# Do this:
Pictures are not part of the copy. Give again exactly the lines from the one with "Recreate this image" to the one with "const pairs = vals", inclusive.

-- START Available data --

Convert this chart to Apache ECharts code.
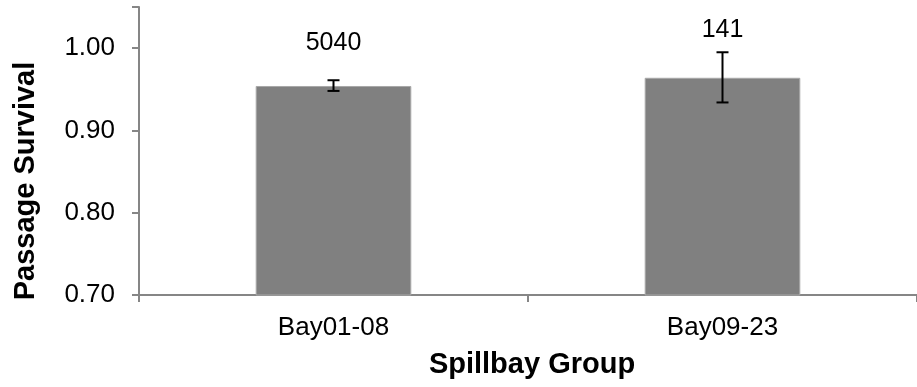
<!DOCTYPE html>
<html>
<head>
<meta charset="utf-8">
<script src="https://cdn.jsdelivr.net/npm/echarts@6/dist/echarts.min.js"></script>
<style>
  html, body { margin: 0; padding: 0; background: #fff; }
  #chart { width: 917px; height: 387px; }
</style>
</head>
<body>
<div id="chart"></div>
<script>
// Spillbay passage survival with error bars and sample sizes
const categories = ['Bay01-08', 'Bay09-23'];
const survival = [0.954, 0.964];
const errLow = [0.948, 0.934];
const errHigh = [0.961, 0.995];
const sampleSizes = ['5040', '141'];
const sampleLabelY = [1.006, 1.022];
const yTicks = [0.70, 0.80, 0.90, 1.00];

const FONT = '"Liberation Sans", Arial, sans-serif';
const AXIS_COLOR = '#868686';

const chart = echarts.init(document.getElementById('chart'), null, { renderer: 'canvas' });

chart.setOption({
  backgroundColor: '#ffffff',
  animation: false,
  grid: { left: 139, top: 7, bottom: 92, width: 786 },
  xAxis: {
    type: 'category',
    data: categories,
    boundaryGap: true,
    axisLine: { lineStyle: { color: AXIS_COLOR, width: 2 } },
    axisTick: { show: true, length: 7, lineStyle: { color: AXIS_COLOR, width: 2 } },
    axisLabel: { color: '#000', fontFamily: FONT, fontSize: 26, margin: 20 }
  },
  yAxis: {
    type: 'value',
    min: 0.70,
    max: 1.05,
    interval: 0.10,
    axisLine: { show: true, lineStyle: { color: AXIS_COLOR, width: 2 } },
    axisTick: { show: true, length: 7, lineStyle: { color: AXIS_COLOR, width: 2 } },
    splitLine: { show: false },
    axisLabel: {
      color: '#000', fontFamily: FONT, fontSize: 26, margin: 24,
      formatter: function (v) {
        return yTicks.some(t => Math.abs(t - v) < 1e-9) ? v.toFixed(2) : '';
      }
    }
  },
  graphic: [
    {
      type: 'text',
      x: 532, y: 365,
      style: { text: 'Spillbay Group', font: 'bold 29px ' + FONT, fill: '#000', textAlign: 'center', textVerticalAlign: 'middle' }
    },
    {
      type: 'text',
      rotation: Math.PI / 2,
      x: 26, y: 181,
      style: { text: 'Passage Survival', font: 'bold 29px ' + FONT, fill: '#000', textAlign: 'center', textVerticalAlign: 'middle' }
    }
  ],
  series: [
    {
      type: 'bar',
      data: survival,
      barWidth: '40%',
      itemStyle: { color: '#808080', borderColor: '#a8a8a8', borderWidth: 1 },
      z: 2
    },
    {
      type: 'custom',
      data: categories.map((c, i) => [i, errLow[i], errHigh[i]]),
      renderItem: function (params, api) {
        const x = api.coord([api.value(0), 0])[0];
        const yLo = api.coord([api.value(0), api.value(1)])[1];
        const yHi = api.coord([api.value(0), api.value(2)])[1];
        const half = 6;
        const style = { stroke: '#000', lineWidth: 2 };
        return {
          type: 'group',
          children: [
            { type: 'line', shape: { x1: x, y1: yLo, x2: x, y2: yHi }, style: style },
            { type: 'line', shape: { x1: x - half, y1: yHi, x2: x + half, y2: yHi }, style: style },
            { type: 'line', shape: { x1: x - half, y1: yLo, x2: x + half, y2: yLo }, style: style }
          ]
        };
      },
      z: 3
    },
    {
      type: 'custom',
      data: categories.map((c, i) => [i, sampleLabelY[i], sampleSizes[i]]),
      renderItem: function (params, api) {
        const p = api.coord([api.value(0), api.value(1)]);
        return {
          type: 'text',
          x: p[0], y: p[1],
          style: {
            text: sampleSizes[params.dataIndex],
            font: '25px ' + FONT,
            fill: '#000',
            textAlign: 'center',
            textVerticalAlign: 'middle'
          }
        };
      },
      z: 4
    }
  ]
});
</script>
</body>
</html>
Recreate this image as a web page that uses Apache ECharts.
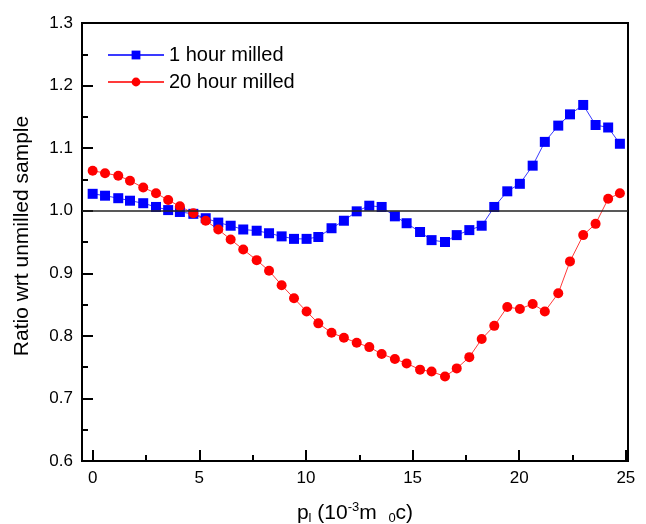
<!DOCTYPE html>
<html><head><meta charset="utf-8">
<script src="https://cdn.jsdelivr.net/npm/echarts@6/dist/echarts.min.js"></script>
<style>html,body{margin:0;padding:0;background:#fff}#c{width:646px;height:524px}</style>
</head><body><div id="c"></div>
<script>
// momentum p_L (10^-3 m0 c)
const momentum = [0, 0.58, 1.20, 1.75, 2.37, 2.97, 3.54, 4.09, 4.72, 5.30, 5.89, 6.47, 7.06, 7.69, 8.27, 8.86, 9.44, 10.03, 10.58, 11.20, 11.78, 12.38, 12.97, 13.55, 14.17, 14.72, 15.35, 15.89, 16.52, 17.07, 17.66, 18.24, 18.83, 19.44, 20.03, 20.63, 21.20, 21.83, 22.38, 23.00, 23.58, 24.17, 24.72];
const oneHour = [1.027, 1.024, 1.020, 1.016, 1.012, 1.006, 1.001, 0.998, 0.995, 0.988, 0.981, 0.976, 0.970, 0.968, 0.964, 0.959, 0.955, 0.955, 0.958, 0.972, 0.984, 0.999, 1.008, 1.006, 0.991, 0.980, 0.966, 0.953, 0.950, 0.961, 0.969, 0.976, 1.006, 1.031, 1.043, 1.072, 1.110, 1.136, 1.154, 1.169, 1.137, 1.133, 1.107];
const twentyHour = [1.064, 1.060, 1.056, 1.048, 1.037, 1.028, 1.017, 1.007, 0.996, 0.984, 0.970, 0.954, 0.938, 0.921, 0.904, 0.881, 0.860, 0.839, 0.820, 0.805, 0.797, 0.789, 0.782, 0.771, 0.763, 0.756, 0.746, 0.743, 0.735, 0.748, 0.766, 0.795, 0.816, 0.846, 0.843, 0.851, 0.839, 0.868, 0.919, 0.961, 0.979, 1.019, 1.028];
const seriesNames = ['1 hour milled', '20 hour milled'];
const xMajorTicks = [0, 5, 10, 15, 20, 25];
const xMinorTicks = [2.5, 7.5, 12.5, 17.5, 22.5];
const yRange = [0.6, 1.3];
const yStep = 0.1;
const refLevel = 1.0;

const FONT = '"Liberation Sans", Arial, sans-serif';
const chart = echarts.init(document.getElementById('c'), null, {renderer: 'canvas'});
const pairs = vals => momentum.map((x, i) => [x, vals[i]]);

chart.setOption({
  animation: false,
  backgroundColor: '#fff',
  grid: {left: 82, right: 18, top: 23, bottom: 63, show: true, borderColor: '#000', borderWidth: 2, backgroundColor: 'transparent', containLabel: false, outerBoundsMode: 'none'},
  legend: {
    data: seriesNames, orient: 'vertical', left: 107, top: 45,
    itemWidth: 56, itemHeight: 11, itemGap: 7, padding: 0,
    textStyle: {fontSize: 20, color: '#000', fontFamily: FONT}
  },
  xAxis: [{
    type: 'value', min: -0.5, max: 25.1, position: 'bottom',
    axisLine: {show: true, onZero: false, lineStyle: {color: '#000', width: 2}},
    axisTick: {show: true, inside: true, length: 11, customValues: xMajorTicks, lineStyle: {color: '#000', width: 2}},
    axisLabel: {customValues: xMajorTicks, fontSize: 17, color: '#000', margin: 9, fontFamily: FONT},
    splitLine: {show: false},
    name: '{n|p}{sub|l}{n| (10}{sup|-3}{n|m  }{sub|0}{n|c)}',
    nameLocation: 'middle', nameGap: 40,
    nameTextStyle: {
      fontFamily: FONT, color: '#000',
      rich: {
        n: {fontSize: 21, fontFamily: FONT, color: '#000', lineHeight: 24, verticalAlign: 'middle'},
        sub: {fontSize: 13, fontFamily: FONT, color: '#000', lineHeight: 24, verticalAlign: 'bottom'},
        sup: {fontSize: 13, fontFamily: FONT, color: '#000', lineHeight: 24, verticalAlign: 'top'}
      }
    }
  }, {
    type: 'value', min: -0.5, max: 25.1, position: 'bottom',
    axisLine: {show: false, onZero: false},
    axisTick: {show: true, inside: true, length: 6, customValues: xMinorTicks, lineStyle: {color: '#000', width: 2}},
    axisLabel: {show: false},
    splitLine: {show: false}
  }],
  yAxis: {
    type: 'value', min: yRange[0], max: yRange[1], interval: yStep,
    axisLine: {show: true, onZero: false, lineStyle: {color: '#000', width: 2}},
    axisTick: {show: true, inside: true, length: 11, lineStyle: {color: '#000', width: 2}},
    minorTick: {show: true, splitNumber: 2, length: 6, lineStyle: {color: '#000', width: 2}},
    axisLabel: {fontSize: 17, color: '#000', margin: 9, fontFamily: FONT, formatter: v => v.toFixed(1)},
    splitLine: {show: false},
    name: 'Ratio wrt unmilled sample', nameLocation: 'middle', nameGap: 49,
    nameTextStyle: {fontSize: 21, color: '#000', fontFamily: FONT, padding: [0, 0, 0, 12]}
  },
  series: [{
    name: seriesNames[0], type: 'line', xAxisIndex: 0, data: pairs(oneHour),
    symbol: 'rect', symbolSize: 10,
    itemStyle: {color: '#0000ff'}, lineStyle: {color: '#3a3aff', width: 1},
    z: 3,
    markLine: {
      silent: true, symbol: 'none', label: {show: false},
      lineStyle: {color: '#222', width: 1.5, type: 'solid'},
      data: [{yAxis: refLevel}]
    }
  }, {
    name: seriesNames[1], type: 'line', xAxisIndex: 0, data: pairs(twentyHour),
    symbol: 'circle', symbolSize: 10,
    itemStyle: {color: '#ff0000'}, lineStyle: {color: '#ff3a3a', width: 1},
    z: 3
  }]
});
</script></body></html>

-- END Available data --

# Solved problem:
Recreate this image as a web page that uses Apache ECharts.
<!DOCTYPE html>
<html><head><meta charset="utf-8">
<script src="https://cdn.jsdelivr.net/npm/echarts@6/dist/echarts.min.js"></script>
<style>html,body{margin:0;padding:0;background:#fff}#c{width:646px;height:524px}</style>
</head><body><div id="c"></div>
<script>
// momentum p_L (10^-3 m0 c)
const momentum = [0, 0.58, 1.20, 1.75, 2.37, 2.97, 3.54, 4.09, 4.72, 5.30, 5.89, 6.47, 7.06, 7.69, 8.27, 8.86, 9.44, 10.03, 10.58, 11.20, 11.78, 12.38, 12.97, 13.55, 14.17, 14.72, 15.35, 15.89, 16.52, 17.07, 17.66, 18.24, 18.83, 19.44, 20.03, 20.63, 21.20, 21.83, 22.38, 23.00, 23.58, 24.17, 24.72];
const oneHour = [1.027, 1.024, 1.020, 1.016, 1.012, 1.006, 1.001, 0.998, 0.995, 0.988, 0.981, 0.976, 0.970, 0.968, 0.964, 0.959, 0.955, 0.955, 0.958, 0.972, 0.984, 0.999, 1.008, 1.006, 0.991, 0.980, 0.966, 0.953, 0.950, 0.961, 0.969, 0.976, 1.006, 1.031, 1.043, 1.072, 1.110, 1.136, 1.154, 1.169, 1.137, 1.133, 1.107];
const twentyHour = [1.064, 1.060, 1.056, 1.048, 1.037, 1.028, 1.017, 1.007, 0.996, 0.984, 0.970, 0.954, 0.938, 0.921, 0.904, 0.881, 0.860, 0.839, 0.820, 0.805, 0.797, 0.789, 0.782, 0.771, 0.763, 0.756, 0.746, 0.743, 0.735, 0.748, 0.766, 0.795, 0.816, 0.846, 0.843, 0.851, 0.839, 0.868, 0.919, 0.961, 0.979, 1.019, 1.028];
const seriesNames = ['1 hour milled', '20 hour milled'];
const xMajorTicks = [0, 5, 10, 15, 20, 25];
const xMinorTicks = [2.5, 7.5, 12.5, 17.5, 22.5];
const yRange = [0.6, 1.3];
const yStep = 0.1;
const refLevel = 1.0;

const FONT = '"Liberation Sans", Arial, sans-serif';
const chart = echarts.init(document.getElementById('c'), null, {renderer: 'canvas'});
const pairs = vals => momentum.map((x, i) => [x, vals[i]]);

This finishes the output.